▸ **Directive**: Look through the material below for "this". Copy every line that contains it.
>>>
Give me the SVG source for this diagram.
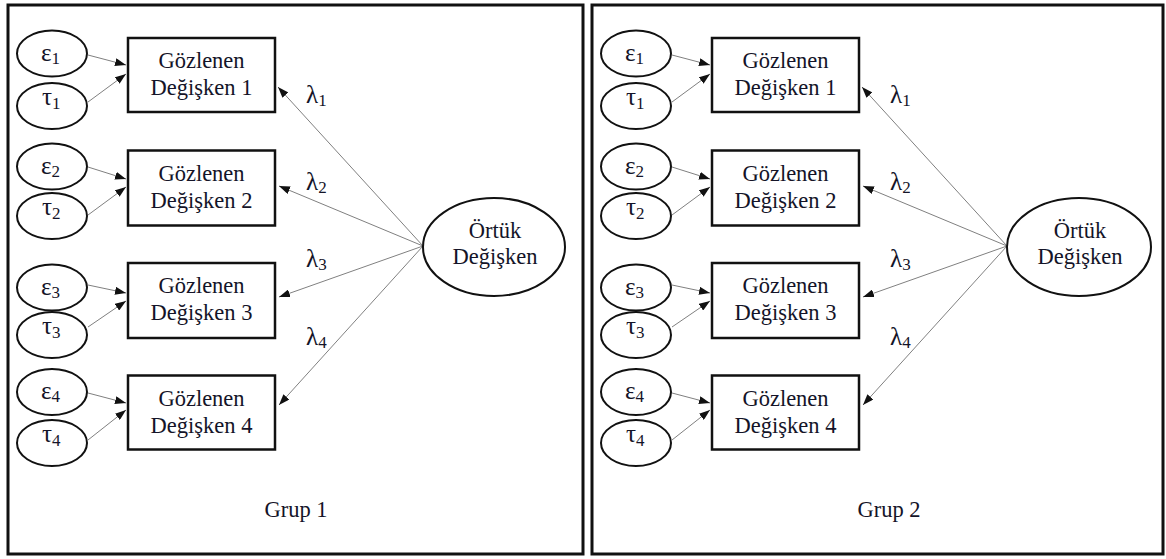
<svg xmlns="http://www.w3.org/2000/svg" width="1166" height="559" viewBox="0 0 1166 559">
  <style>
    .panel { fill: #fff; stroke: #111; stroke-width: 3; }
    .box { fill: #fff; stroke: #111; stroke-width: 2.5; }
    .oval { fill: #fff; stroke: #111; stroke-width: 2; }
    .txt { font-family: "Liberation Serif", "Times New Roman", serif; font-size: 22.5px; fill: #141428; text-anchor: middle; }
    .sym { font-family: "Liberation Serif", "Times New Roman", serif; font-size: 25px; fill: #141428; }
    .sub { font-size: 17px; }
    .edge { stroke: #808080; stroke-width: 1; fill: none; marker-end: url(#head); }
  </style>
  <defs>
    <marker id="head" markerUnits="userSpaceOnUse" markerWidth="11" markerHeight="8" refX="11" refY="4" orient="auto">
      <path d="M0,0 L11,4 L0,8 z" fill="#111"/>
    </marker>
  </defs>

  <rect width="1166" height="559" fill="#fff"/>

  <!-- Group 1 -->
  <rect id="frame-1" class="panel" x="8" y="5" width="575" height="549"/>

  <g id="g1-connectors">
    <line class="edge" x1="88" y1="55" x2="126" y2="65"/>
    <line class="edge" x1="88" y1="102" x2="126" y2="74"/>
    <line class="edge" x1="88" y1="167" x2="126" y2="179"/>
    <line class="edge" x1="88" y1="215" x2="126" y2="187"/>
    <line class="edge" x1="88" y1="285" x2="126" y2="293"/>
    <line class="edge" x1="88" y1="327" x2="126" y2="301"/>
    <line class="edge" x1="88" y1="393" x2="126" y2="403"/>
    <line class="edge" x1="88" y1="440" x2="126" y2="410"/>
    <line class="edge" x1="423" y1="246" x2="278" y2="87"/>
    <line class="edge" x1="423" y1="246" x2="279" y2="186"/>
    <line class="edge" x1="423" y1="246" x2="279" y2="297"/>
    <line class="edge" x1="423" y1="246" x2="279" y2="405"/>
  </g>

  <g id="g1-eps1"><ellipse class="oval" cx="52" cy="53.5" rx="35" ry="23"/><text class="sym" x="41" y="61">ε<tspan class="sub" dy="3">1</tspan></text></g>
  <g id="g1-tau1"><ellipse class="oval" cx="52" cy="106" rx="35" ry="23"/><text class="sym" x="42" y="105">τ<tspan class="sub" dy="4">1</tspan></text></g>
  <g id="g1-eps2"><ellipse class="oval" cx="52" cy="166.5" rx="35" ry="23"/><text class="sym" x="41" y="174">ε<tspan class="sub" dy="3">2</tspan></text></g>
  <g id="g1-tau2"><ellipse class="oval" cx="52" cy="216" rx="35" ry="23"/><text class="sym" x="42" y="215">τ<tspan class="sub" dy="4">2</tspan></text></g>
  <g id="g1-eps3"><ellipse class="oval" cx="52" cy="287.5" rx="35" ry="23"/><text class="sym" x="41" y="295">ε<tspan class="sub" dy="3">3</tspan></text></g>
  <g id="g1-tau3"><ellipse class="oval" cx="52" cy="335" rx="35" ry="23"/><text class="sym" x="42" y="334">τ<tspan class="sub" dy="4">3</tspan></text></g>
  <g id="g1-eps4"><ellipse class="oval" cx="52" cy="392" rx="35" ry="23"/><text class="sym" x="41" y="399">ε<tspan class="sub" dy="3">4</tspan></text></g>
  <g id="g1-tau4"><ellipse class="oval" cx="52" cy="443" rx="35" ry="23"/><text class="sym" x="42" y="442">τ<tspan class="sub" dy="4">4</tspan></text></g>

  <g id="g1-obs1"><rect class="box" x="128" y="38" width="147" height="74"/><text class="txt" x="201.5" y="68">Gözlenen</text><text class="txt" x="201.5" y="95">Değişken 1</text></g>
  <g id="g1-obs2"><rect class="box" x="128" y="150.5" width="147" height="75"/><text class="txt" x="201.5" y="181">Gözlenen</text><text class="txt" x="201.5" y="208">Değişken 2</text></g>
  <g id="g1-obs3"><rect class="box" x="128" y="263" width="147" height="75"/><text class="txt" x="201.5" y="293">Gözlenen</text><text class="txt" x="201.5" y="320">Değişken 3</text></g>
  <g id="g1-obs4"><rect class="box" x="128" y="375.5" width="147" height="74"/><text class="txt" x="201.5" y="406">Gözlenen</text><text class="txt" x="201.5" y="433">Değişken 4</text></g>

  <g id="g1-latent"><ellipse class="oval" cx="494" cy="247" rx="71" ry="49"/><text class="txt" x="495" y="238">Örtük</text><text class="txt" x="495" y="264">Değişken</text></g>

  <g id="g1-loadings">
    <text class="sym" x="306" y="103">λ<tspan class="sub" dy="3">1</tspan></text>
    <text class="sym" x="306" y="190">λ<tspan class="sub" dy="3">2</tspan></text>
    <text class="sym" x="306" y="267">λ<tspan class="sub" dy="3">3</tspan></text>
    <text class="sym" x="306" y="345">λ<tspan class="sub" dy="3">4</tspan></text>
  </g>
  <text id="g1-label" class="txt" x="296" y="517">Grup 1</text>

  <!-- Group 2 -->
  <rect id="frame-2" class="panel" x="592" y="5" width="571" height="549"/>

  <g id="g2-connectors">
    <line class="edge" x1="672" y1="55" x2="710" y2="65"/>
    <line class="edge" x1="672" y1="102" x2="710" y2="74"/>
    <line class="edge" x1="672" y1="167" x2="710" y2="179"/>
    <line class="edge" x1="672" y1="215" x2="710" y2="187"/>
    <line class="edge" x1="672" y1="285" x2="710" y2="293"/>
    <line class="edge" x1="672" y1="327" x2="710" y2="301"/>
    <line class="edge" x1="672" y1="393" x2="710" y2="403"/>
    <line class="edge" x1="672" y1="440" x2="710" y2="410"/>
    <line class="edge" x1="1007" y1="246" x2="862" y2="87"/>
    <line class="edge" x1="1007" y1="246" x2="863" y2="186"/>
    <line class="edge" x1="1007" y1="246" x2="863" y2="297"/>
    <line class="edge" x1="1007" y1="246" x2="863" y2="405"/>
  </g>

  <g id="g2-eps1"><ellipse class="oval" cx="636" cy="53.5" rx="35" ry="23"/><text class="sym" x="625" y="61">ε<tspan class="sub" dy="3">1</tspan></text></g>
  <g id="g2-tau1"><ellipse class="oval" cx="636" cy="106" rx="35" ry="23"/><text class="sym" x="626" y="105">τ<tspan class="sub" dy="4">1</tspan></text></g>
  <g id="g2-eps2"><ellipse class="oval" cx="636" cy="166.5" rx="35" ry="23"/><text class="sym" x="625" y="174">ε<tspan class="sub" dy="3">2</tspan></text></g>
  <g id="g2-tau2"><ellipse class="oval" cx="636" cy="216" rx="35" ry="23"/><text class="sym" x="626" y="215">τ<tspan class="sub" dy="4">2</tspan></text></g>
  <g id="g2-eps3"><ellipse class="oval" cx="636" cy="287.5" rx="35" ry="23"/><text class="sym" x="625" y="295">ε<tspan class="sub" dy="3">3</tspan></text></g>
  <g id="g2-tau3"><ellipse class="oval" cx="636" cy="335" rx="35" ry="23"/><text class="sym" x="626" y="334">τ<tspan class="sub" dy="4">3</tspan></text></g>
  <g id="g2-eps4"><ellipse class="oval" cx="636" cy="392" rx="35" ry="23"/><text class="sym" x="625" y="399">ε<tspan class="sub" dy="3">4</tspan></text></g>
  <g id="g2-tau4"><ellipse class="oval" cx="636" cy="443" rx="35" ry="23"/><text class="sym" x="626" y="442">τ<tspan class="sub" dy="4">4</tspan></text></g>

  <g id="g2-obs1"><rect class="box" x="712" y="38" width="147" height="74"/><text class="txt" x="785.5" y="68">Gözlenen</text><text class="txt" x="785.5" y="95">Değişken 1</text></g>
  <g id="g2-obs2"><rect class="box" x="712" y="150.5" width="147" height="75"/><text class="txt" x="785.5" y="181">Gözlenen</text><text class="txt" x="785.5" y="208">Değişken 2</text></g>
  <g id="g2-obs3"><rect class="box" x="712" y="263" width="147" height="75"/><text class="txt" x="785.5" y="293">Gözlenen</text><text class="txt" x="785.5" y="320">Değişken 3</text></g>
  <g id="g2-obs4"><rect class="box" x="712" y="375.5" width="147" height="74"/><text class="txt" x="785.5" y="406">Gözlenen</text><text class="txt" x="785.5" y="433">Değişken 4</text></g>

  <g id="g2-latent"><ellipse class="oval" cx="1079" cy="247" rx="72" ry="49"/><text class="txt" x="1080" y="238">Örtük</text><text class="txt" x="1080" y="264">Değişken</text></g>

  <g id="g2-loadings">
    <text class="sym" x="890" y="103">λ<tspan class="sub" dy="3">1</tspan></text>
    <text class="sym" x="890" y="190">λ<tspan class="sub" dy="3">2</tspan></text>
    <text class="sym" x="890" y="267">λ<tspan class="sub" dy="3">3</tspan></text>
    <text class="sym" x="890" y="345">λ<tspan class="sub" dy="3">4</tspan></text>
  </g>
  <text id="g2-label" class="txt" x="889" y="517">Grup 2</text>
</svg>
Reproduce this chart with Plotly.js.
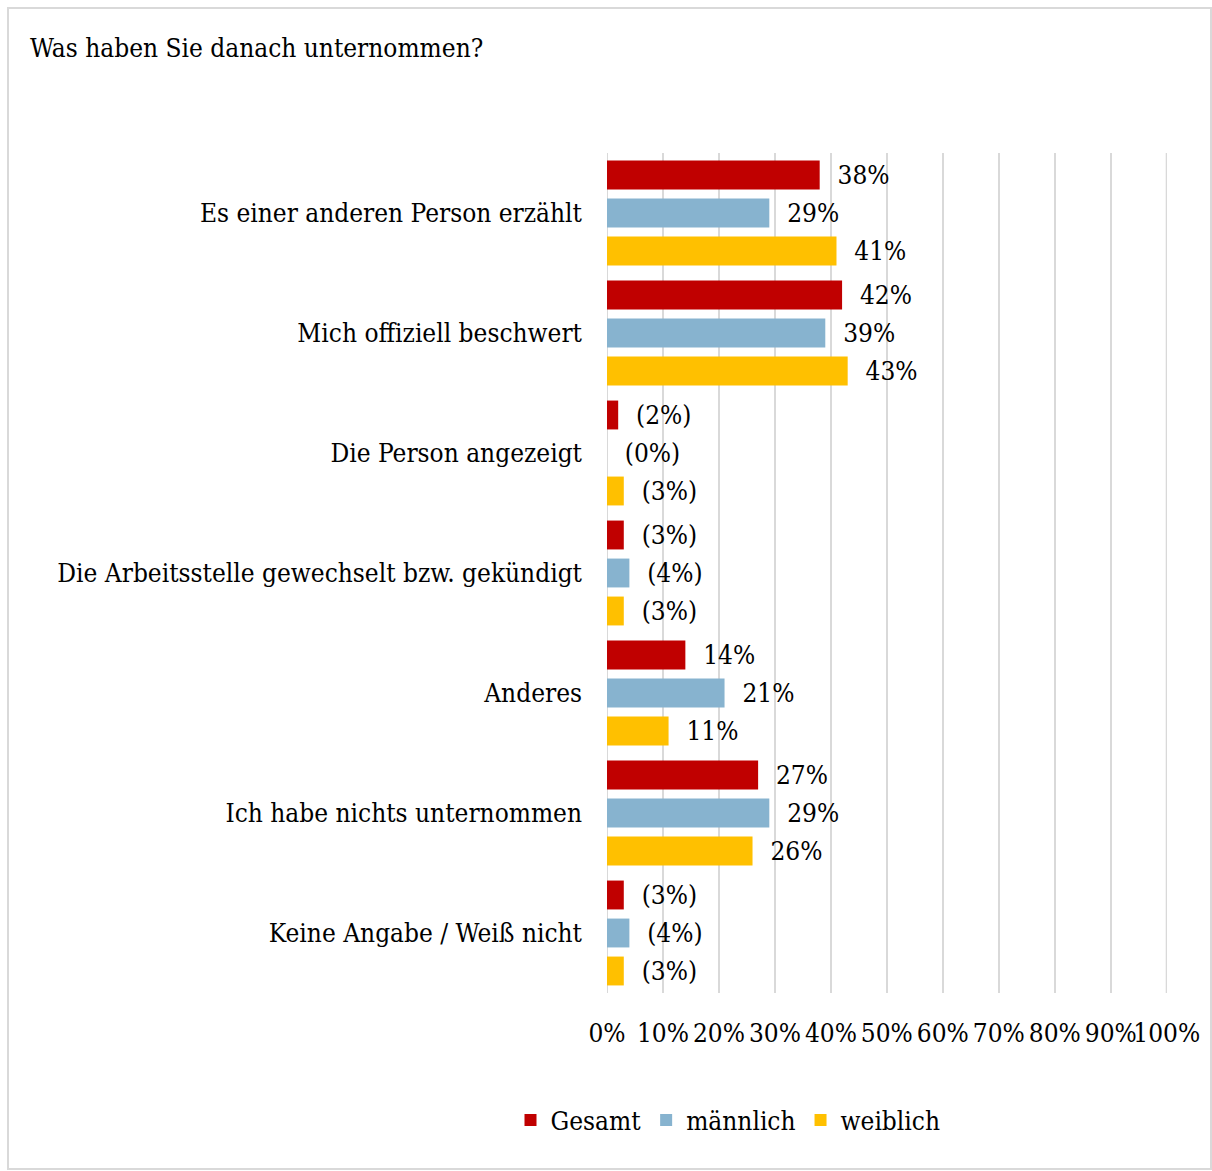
<<<
▸ **Result**:
Give me the SVG source for this diagram.
Reproduce this chart with Plotly.js.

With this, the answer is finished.